Client -> Non HTTP has an external IP of W.X.Y.Z
     \
      \-> HTTP proxy, HTTP traffic has an external IP at A.B.C.D

THIS is the case where the client's IP address, as externally viewed, differs for HTTP vs non-HTTP traffic.  That does occur, but its rare (~3% in measurements).  And when it does occur, the client could just as easily (and may very well already for the web browser) issue the DNS requests through the proxy as well.



> 
>>> * I am concerned about section 4.3 causing algorithmic
>>> complexity, and an explosion in cache size. If NETMASK
>>> is set small, you will get a ton of records for
>>> www.google.com cached. That's going to be unworkable,
>>> which will encourage large settings for NETMASK.
>> 
>> Memory is cheap.  Seriously, who should worry when any resolver big
>> enough to have this issue is going to be a cluster:  Lets say I have a
>> open recursive resolver for EVERYONE, and 1000 names uses this and are
>> queried by EVERYONE, and I have netmask set to /24.
>> 
>> The total caching space required is 16 Giga-entries.
> 
> Fair point re memory, but cache misses cost more than memory. They result
> in higher load upstream.

Thus what you want is the authority to be able to specify a broader netmask, if the upstream authority cares about load.  Do that, and the few upsteam authorities which would care about this could be able to prevent it.



> 
>>> I have to wonder whether the simpler solution to fix this is
>>> not just to deploy more resolvers closer to the edge.
>> 
>> Actually, that IS the fix:  Use the ISP's recursive resolver.
>> 
>> This is necessary if you want to use something OTHER than the ISP's
>> recursive resolver to work well on today's Internet.
> 
> I was presuming one problem is that the ISP's recursive resolver
> is not topologically close to the source, given the draft authors
> say:
> :    When the Recursive Resolver does not use an IP address that appears
> :    to be topologically close to the end user, the results returned by
> :    those Authoritative Nameservers will be at best sub-optimal.
> 
> but if the whole problem is people using a DNS provider other than
> the one they are "intended to" ...

It isn't as close as one would LIKE, eg, comcast's list:
http://dns.comcast.net/dns-ip-addresses2.php

But its 'good enuf for CDN work'.  Better would be better, but the ISP resolvers are already giving out ENOUGH information for the CDN-like tricks to largely work.

> 
>> Do you want third-party DNS providers to not suck for youtube, akamai,
>> Google, and a good fraction of the net people use every day?  If so, you
>> need this.
> 
> ... my answer would be "don't do that then". Either:
> a) run your own recursive resolver on your local box (which is easy
>  enough to do); or

5% of the rather tech savvy Netalyzr users.  And that probably counts a lot of businesses behind single IP NATs.

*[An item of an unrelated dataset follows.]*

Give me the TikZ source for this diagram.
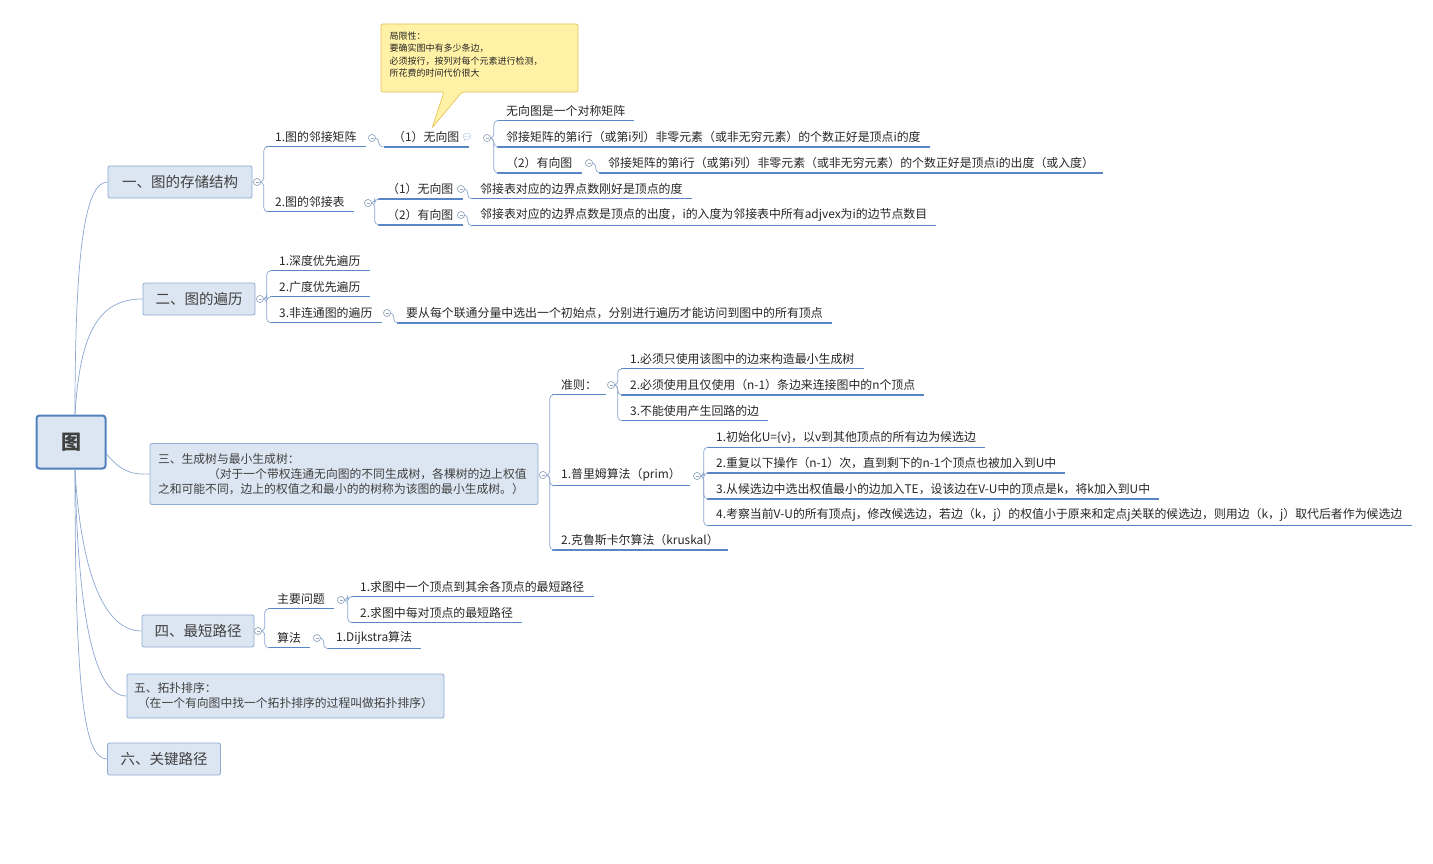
\documentclass[tikz,border=0pt]{standalone}
\usepackage{fontspec}
\setmainfont{Noto Sans CJK SC}
\newfontfamily\emo{Noto Emoji}
\definecolor{bfill}{HTML}{DCE6F2}
\definecolor{bdraw}{HTML}{8EABD3}
\definecolor{rdraw}{HTML}{4F81BD}
\definecolor{lcol}{HTML}{8BA6CF}
\definecolor{ucol}{HTML}{5A85C4}
\definecolor{tcol}{HTML}{97A9C2}
\definecolor{yfill}{HTML}{FFF1A6}
\definecolor{ydraw}{HTML}{E6C35C}
\tikzset{
 topic/.style={draw=bdraw,fill=bfill,rounded corners=2pt,line width=0.8pt,font=\fontsize{14.5}{16}\selectfont,text=black!75,inner xsep=6pt,minimum height=32pt},
 leaf/.style={anchor=west,inner xsep=9pt,inner ysep=4pt,font=\fontsize{11.9}{13}\selectfont,text=black!85},
 uline/.style={draw=ucol,line width=1.4pt},
 conn/.style={draw=lcol,line width=0.7pt,rounded corners=4pt},
 rconn/.style={draw=lcol,line width=0.7pt},
 tog/.style={circle,draw=tcol,line width=0.6pt,minimum size=7pt,inner sep=0pt,fill=white},
}
\newcommand{\ul}[1]{\draw[uline] (#1.south west) -- (#1.south east);}
\newcommand{\cn}[2]{\draw[conn] (#1.east) -- ++(3,0) |- (#2.south west);}
\begin{document}
\begin{tikzpicture}[x=1pt,y=-1pt]
\useasboundingbox (0,0) rectangle (1433,864);
% root
\node[draw=rdraw,fill=bfill,line width=2pt,rounded corners=3pt,minimum width=69pt,minimum height=53pt,font=\fontsize{20}{22}\selectfont\bfseries,text=black!75] (root) at (71,442) {图};
% level 1
\node[topic,minimum width=144pt] (t1) at (180,182) {一、图的存储结构};
\node[topic,minimum width=112pt] (t2) at (199,299) {二、图的遍历};
\node[topic,minimum width=388pt,minimum height=61pt,font=\fontsize{11.8}{15}\selectfont,align=left,text width=372pt,inner xsep=8pt] (t3) at (344,474) {三、生成树与最小生成树：\\\hspace*{50pt}（对于一个带权连通无向图的不同生成树，各棵树的边上权值\\之和可能不同，边上的权值之和最小的的树称为该图的最小生成树。）};
\node[topic,minimum width=112pt] (t4) at (198,631) {四、最短路径};
\node[topic,minimum width=317pt,minimum height=44pt,font=\fontsize{11.8}{15}\selectfont,align=left,text width=303pt] (t5) at (285.5,696) {五、拓扑排序：\\\ （在一个有向图中找一个拓扑排序的过程叫做拓扑排序）};
\node[topic,minimum width=113pt] (t6) at (164,759) {六、关键路径};
\draw[rconn] (root.north) ++(4,0) coordinate (r1) .. controls (75,250) and (85,182) .. (t1.west);
\draw[rconn] (r1) .. controls (80,330) and (100,299) .. (t2.west);
\draw[rconn] (root.east) ++(0,12) coordinate (r3) .. controls (120,470) and (130,475) .. (t3.west);
\draw[rconn] (root.south) ++(4,0) coordinate (r4) .. controls (80,560) and (100,631) .. (t4.west);
\draw[rconn] (r4) .. controls (78,620) and (95,696) .. (t5.west);
\draw[rconn] (r4) .. controls (75,700) and (85,759) .. (t6.west);
% toggles on topics
\node[tog] (c1) at (257,182) {};
\node[tog] (c2) at (260,299) {};
\node[tog] (c3) at (543,475) {};
\node[tog] (c4) at (258,631) {};
% ---- branch 1
\node[leaf] (a1) at (266,137) {1.图的邻接矩阵};
\node[tog] (ca1) at (372,138) {};
\node[leaf] (a11) at (384,137) {（1）无向图};
\node[font=\fontsize{9}{9}\selectfont\emo,text=ucol!80] (ic) at (467,137) {💬};
\node[tog] (ca11) at (487,138) {};
\node[leaf] (a111) at (497,111) {无向图是一个对称矩阵};
\node[leaf] (a112) at (497,137) {邻接矩阵的第i行（或第i列）非零元素（或非无穷元素）的个数正好是顶点i的度};
\node[leaf] (a113) at (497,163) {（2）有向图};
\node[tog] (ca113) at (589,163) {};
\node[leaf] (a1131) at (599,163) {邻接矩阵的第i行（或第i列）非零元素（或非无穷元素）的个数正好是顶点i的出度（或入度）};
\node[leaf] (a2) at (266,202) {2.图的邻接表};
\node[tog] (ca2) at (368,203) {};
\node[leaf] (a21) at (378,189) {（1）无向图};
\node[tog] (ca21) at (461,189) {};
\node[leaf] (a211) at (471,189) {邻接表对应的边界点数刚好是顶点的度};
\node[leaf] (a22) at (378,215) {（2）有向图};
\node[tog] (ca22) at (461,215) {};
\node[leaf] (a221) at (471,215) {邻接表对应的边界点数是顶点的出度，i的入度为邻接表中所有adjvex为i的边节点数目};
\foreach \n in {a1,a11,a111,a112,a113,a1131,a2,a21,a211,a22,a221} {\ul{\n}}
\cn{c1}{a1}\cn{c1}{a2}
\cn{ca1}{a11}
\cn{ca11}{a111}\cn{ca11}{a112}\cn{ca11}{a113}
\cn{ca113}{a1131}
\cn{ca2}{a21}\cn{ca2}{a22}
\cn{ca21}{a211}\cn{ca22}{a221}
% callout
\draw[draw=ydraw,fill=yfill,line width=0.7pt,rounded corners=2pt] (381,24) -- (578,24) -- (578,92) -- (462,92) -- (432,128) -- (444,92) -- (381,92) -- cycle;
\node[anchor=north west,align=left,font=\fontsize{9}{12.5}\selectfont,text=black!85] (note) at (386,28) {局限性：\\要确实图中有多少条边，\\必须按行，按列对每个元素进行检测，\\所花费的时间代价很大};
% ---- branch 2
\node[leaf] (b1) at (270,261) {1.深度优先遍历};
\node[leaf] (b2) at (270,287) {2.广度优先遍历};
\node[leaf] (b3) at (270,313) {3.非连通图的遍历};
\node[tog] (cb3) at (387,313) {};
\node[leaf] (b31) at (397,313) {要从每个联通分量中选出一个初始点，分别进行遍历才能访问到图中的所有顶点};
\foreach \n in {b1,b2,b3,b31} {\ul{\n}}
\cn{c2}{b1}\cn{c2}{b2}\cn{c2}{b3}\cn{cb3}{b31}
% ---- branch 3
\node[leaf] (d1) at (552,385) {准则：};
\node[tog] (cd1) at (611,385) {};
\node[leaf] (d11) at (621,359) {1.必须只使用该图中的边来构造最小生成树};
\node[leaf] (d12) at (621,385) {2.必须使用且仅使用（n-1）条边来连接图中的n个顶点};
\node[leaf] (d13) at (621,411) {3.不能使用产生回路的边};
\node[leaf] (d2) at (552,475) {1.普里姆算法（prim）};
\node[tog] (cd2) at (697,476) {};
\node[leaf] (d21) at (707,437) {1.初始化U=\{v\}，以v到其他顶点的所有边为候选边};
\node[leaf] (d22) at (707,463) {2.重复以下操作（n-1）次，直到剩下的n-1个顶点也被加入到U中};
\node[leaf] (d23) at (707,489) {3.从候选边中选出权值最小的边加入TE，设该边在V-U中的顶点是k，将k加入到U中};
\node[leaf] (d24) at (707,515) {4.考察当前V-U的所有顶点j，修改候选边，若边（k，j）的权值小于原来和定点j关联的候选边，则用边（k，j）取代后者作为候选边};
\node[leaf] (d3) at (552,540) {2.克鲁斯卡尔算法（kruskal）};
\foreach \n in {d1,d11,d12,d13,d2,d21,d22,d23,d24,d3} {\ul{\n}}
\cn{c3}{d1}\cn{c3}{d2}\cn{c3}{d3}
\cn{cd1}{d11}\cn{cd1}{d12}\cn{cd1}{d13}
\cn{cd2}{d21}\cn{cd2}{d22}\cn{cd2}{d23}\cn{cd2}{d24}
% ---- branch 4
\node[leaf] (e1) at (268,599) {主要问题};
\node[tog] (ce1) at (341,600) {};
\node[leaf] (e11) at (351,587) {1.求图中一个顶点到其余各顶点的最短路径};
\node[leaf] (e12) at (351,613) {2.求图中每对顶点的最短路径};
\node[leaf] (e2) at (268,638) {算法};
\node[tog] (ce2) at (317,638) {};
\node[leaf] (e21) at (327,638) {1.Dijkstra算法};
\foreach \n in {e1,e11,e12,e2,e21} {\ul{\n}}
\cn{c4}{e1}\cn{c4}{e2}\cn{ce1}{e11}\cn{ce1}{e12}\cn{ce2}{e21}
% toggles on top
\foreach \n in {c1,c2,c3,c4,ca1,ca11,ca113,ca2,ca21,ca22,cb3,cd1,cd2,ce1,ce2} {
  \path (\n) node[tog] {} node[minimum width=3pt,minimum height=0.6pt,inner sep=0pt,fill=tcol] {};}
\end{tikzpicture}
\end{document}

> b) run one on your own subnet; or
> c) accept that if you use someone else's local resolver you will
>  suffer

So your advice to my mom is "Tough", basically.  Using a good third-party resolver is a minor change, your recommendations are much harder to instruct my mom to do.

> I suspect the reasons for using third party DNS providers are:
> 
> 1. DHCP results in a dysfunctional resolver (e.g. the middlebox
>  broken resolver). See draft-bellis-dns-recursive-discovery for
>  a better way around that.
> 
> 2. Their ISP's nameserver is broken/evil. I'm happy to leave that
>  for the market to fix, rather than standardize a behavioural
>  change in every caching resolver.


3:  The third party resolver offers a significant value add, such as programmable blocking, automatic blocking of malicious sites, and far more agressive prefetching of common names and related information to speed up results.

People are NOT using OpenDNS, UltraDNS, or Google's public DNS because their ISP's resolver is broken/evil, they are using it because they offer real perceived benefits.

And this ISNT'T a behavioral change for every caching resolver.  One of the beauties of this scheme is ONLY the third-party resolvers and authorities which desire this behavior will need to implement this at all.  In fact, the Bind developers could say "No way in hell will WE implement this", but a few big recursive resolver providers and CDNs do, and it becomes a success and the problem is solved.